En Colombia el que no corre, vuela con los dineros públicos. Este problema mina la confianza en las instituciones, perpetúa la desigualdad y refuerza la impunidad
Por: Stella Ramirez G.
Este es un espacio de expresión libre e independiente que refleja exclusivamente los puntos de vista de los autores y no compromete el pensamiento ni la opinión de Las2orillas.
La corrupción en Colombia, como en muchos otros países, es un problema sistémico que mina la confianza en las instituciones, impide el desarrollo equitativo y perpetúa la desigualdad. La percepción de impunidad, respaldada por cifras alarmantes sobre la baja tasa de condenas, refuerza la idea de que las élites políticas y económicas están por encima de la ley.
El hecho de que la corrupción se centre en la esfera política en lugar de la administrativa no es un alivio, sino un problema aún más grave. La política define las reglas del juego para el resto de la sociedad, y si la clase dirigente está comprometida con prácticas corruptas, el mensaje implícito es que el delito paga y que las instituciones de control son —ineficaces o cómplices—.

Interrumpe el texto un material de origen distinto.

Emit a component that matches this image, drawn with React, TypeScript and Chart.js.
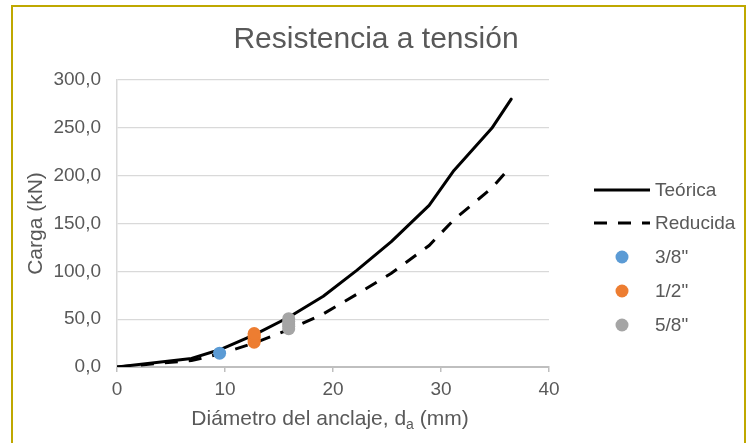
import React, { useEffect, useRef } from 'react';
import { Chart, registerables } from 'chart.js';

Chart.register(...registerables);

// ---- data ----
const chartTitle = 'Resistencia a tensión';
const yAxisTitle = 'Carga (kN)';
const xAxisTitleMain = 'Diámetro del anclaje, d';
const xAxisTitleSub = 'a';
const xAxisTitleEnd = ' (mm)';

const diameters = [0, 6.9, 9.5, 12.7, 15.9, 19.1, 22.2, 25.4, 28.9, 31.2, 34.7, 36.5];
const teorica = [0, 9, 18, 33.5, 52, 74, 101, 131, 169, 205.5, 249.5, 280];
const reducida = [0, 6.8, 13.5, 25, 39, 55.5, 76, 98, 127, 154, 187, 210];

const x38 = [9.5];
const y38 = [14.5];
const x12 = [12.7, 12.7, 12.7, 12.7, 12.7];
const y12 = [26, 28.5, 31, 33, 35];
const x58 = [15.9, 15.9, 15.9, 15.9, 15.9];
const y58 = [40, 42.5, 45, 47.5, 50.5];

const seriesLabels = ['Teórica', 'Reducida', '3/8"', '1/2"', '5/8"'];
const xTicks = [0, 10, 20, 30, 40];
const yTicks = [0, 50, 100, 150, 200, 250, 300];

const FONT = '"Liberation Sans", Arial, sans-serif';
const TEXT = '#595959';
const DASH = [13, 11];
const COLORS = ['#000000', '#000000', '#5B9BD5', '#ED7D31', '#A5A5A5'];

const zip = (xs: number[], ys: number[]) => xs.map((x, i) => ({ x, y: ys[i] }));

const overlayPlugin = {
  id: 'overlay',
  afterDraw(chart: any) {
    const ctx: CanvasRenderingContext2D = chart.ctx;
    const area = chart.chartArea;
    ctx.save();
    ctx.fillStyle = TEXT;

    // Title
    ctx.font = `30px ${FONT}`;
    ctx.textAlign = 'center';
    ctx.textBaseline = 'alphabetic';
    ctx.fillText(chartTitle, 376, 48);

    // Y axis title
    ctx.save();
    ctx.translate(41.5, (area.top + area.bottom) / 2);
    ctx.rotate(-Math.PI / 2);
    ctx.font = `21px ${FONT}`;
    ctx.textAlign = 'center';
    ctx.textBaseline = 'alphabetic';
    ctx.fillText(yAxisTitle, 0, 0);
    ctx.restore();

    // X axis title with subscript
    const mainFont = `21px ${FONT}`;
    const subFont = `14px ${FONT}`;
    ctx.font = mainFont;
    const w1 = ctx.measureText(xAxisTitleMain).width;
    const w3 = ctx.measureText(xAxisTitleEnd).width;
    ctx.font = subFont;
    const w2 = ctx.measureText(xAxisTitleSub).width;
    const total = w1 + w2 + w3;
    let xx = 330 - total / 2;
    const base = 425;
    ctx.textAlign = 'left';
    ctx.font = mainFont;
    ctx.fillText(xAxisTitleMain, xx, base);
    xx += w1;
    ctx.font = subFont;
    ctx.fillText(xAxisTitleSub, xx, base + 4);
    xx += w2;
    ctx.font = mainFont;
    ctx.fillText(xAxisTitleEnd, xx, base);

    // Legend
    const rows = [190, 223, 257, 291, 325];
    ctx.font = `19px ${FONT}`;
    ctx.textBaseline = 'middle';
    seriesLabels.forEach((label, i) => {
      const y = rows[i];
      const ds = chart.data.datasets[i];
      if (i < 2) {
        ctx.save();
        ctx.strokeStyle = ds.borderColor;
        ctx.lineWidth = 3;
        ctx.setLineDash(ds.borderDash || []);
        ctx.beginPath();
        ctx.moveTo(594, y);
        ctx.lineTo(650, y);
        ctx.stroke();
        ctx.restore();
      } else {
        ctx.beginPath();
        ctx.fillStyle = ds.backgroundColor;
        ctx.arc(622, y, 6.5, 0, Math.PI * 2);
        ctx.fill();
      }
      ctx.fillStyle = TEXT;
      ctx.fillText(label, 655, y + 1);
    });
    ctx.restore();
  },
};

export default function App() {
  const ref = useRef<HTMLCanvasElement>(null);

  useEffect(() => {
    if (!ref.current) return;
    Chart.defaults.font.family = FONT;
    const chart = new Chart(ref.current, {
      type: 'scatter',
      data: {
        datasets: [
          {
            label: seriesLabels[0],
            data: zip(diameters, teorica),
            showLine: true,
            borderColor: COLORS[0],
            backgroundColor: COLORS[0],
            borderWidth: 3,
            pointRadius: 0,
            tension: 0,
            borderJoinStyle: 'round',
            borderCapStyle: 'round',
            order: 2,
          },
          {
            label: seriesLabels[1],
            data: zip(diameters, reducida),
            showLine: true,
            borderColor: COLORS[1],
            backgroundColor: COLORS[1],
            borderWidth: 3,
            borderDash: DASH,
            pointRadius: 0,
            tension: 0,
            order: 3,
          },
          {
            label: seriesLabels[2],
            data: zip(x38, y38),
            backgroundColor: COLORS[2],
            borderColor: COLORS[2],
            borderWidth: 0,
            pointRadius: 6.5,
            order: 1,
          },
          {
            label: seriesLabels[3],
            data: zip(x12, y12),
            backgroundColor: COLORS[3],
            borderColor: COLORS[3],
            borderWidth: 0,
            pointRadius: 6.5,
            order: 1,
          },
          {
            label: seriesLabels[4],
            data: zip(x58, y58),
            backgroundColor: COLORS[4],
            borderColor: COLORS[4],
            borderWidth: 0,
            pointRadius: 6.5,
            order: 1,
          },
        ],
      },
      options: {
        responsive: false,
        animation: false,
        devicePixelRatio: 1,
        layout: { padding: { left: 0, top: 80, right: 201, bottom: 0 } },
        plugins: {
          legend: { display: false },
          title: { display: false },
          tooltip: { enabled: false },
        },
        scales: {
          x: {
            type: 'linear',
            min: xTicks[0],
            max: xTicks[xTicks.length - 1],
            afterBuildTicks: (s: any) => {
              s.ticks = xTicks.map((v) => ({ value: v }));
            },
            ticks: { color: TEXT, font: { size: 19 }, padding: 6, maxRotation: 0 },
            grid: {
              drawOnChartArea: false,
              drawTicks: true,
              tickLength: 5,
              color: '#BFBFBF',
              lineWidth: 1.5,
            },
            border: { color: '#BFBFBF', width: 2 },
            afterFit: (s: any) => {
              s.height = 76;
            },
          },
          y: {
            type: 'linear',
            min: yTicks[0],
            max: yTicks[yTicks.length - 1],
            afterBuildTicks: (s: any) => {
              s.ticks = yTicks.map((v) => ({ value: v }));
            },
            ticks: {
              color: TEXT,
              font: { size: 19 },
              padding: 16,
              callback: (v: any) => Number(v).toFixed(1).replace('.', ','),
            },
            grid: { color: '#D9D9D9', lineWidth: 1.3, drawTicks: false },
            border: { color: '#D9D9D9', width: 1.5 },
            afterFit: (s: any) => {
              s.width = 117;
            },
          },
        },
      },
      plugins: [overlayPlugin],
    } as any);
    return () => chart.destroy();
  }, []);

  return (
    <div style={{ position: 'relative', width: 750, height: 443, overflow: 'hidden', background: '#ffffff' }}>
      <style>{'body{margin:0}'}</style>
      <div
        style={{
          position: 'absolute',
          left: 11,
          top: 5,
          width: 735,
          height: 470,
          border: '2px solid #BFA800',
          boxSizing: 'border-box',
        }}
      />
      <canvas
        ref={ref}
        width={750}
        height={443}
        style={{ position: 'absolute', left: 0, top: 0, width: 750, height: 443 }}
      />
    </div>
  );
}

La reacción predecible de los implicados —negaciones rotundas, victimización, acusaciones de persecución política— es una estrategia recurrente que busca diluir responsabilidades y mantener el statu quo. Sin reformas estructurales en la justicia, en los mecanismos de control y en la financiación de campañas políticas, la corrupción seguirá siendo una de las principales lacras del país.
El desafío no es solo combatir la corrupción de manera efectiva, sino también cambiar la cultura de impunidad que la sostiene. Esto requiere presión ciudadana constante, periodismo de investigación independiente, organismos de control verdaderamente autónomos y una justicia que actúe con celeridad y contundencia. Sin estas condiciones, la indignación pública será solo un eco más en un sistema que, hasta ahora, ha demostrado ser resistente al cambio.
«Yo no fuí, y me están calumniando» serán las frases que más escucharemos por estos días.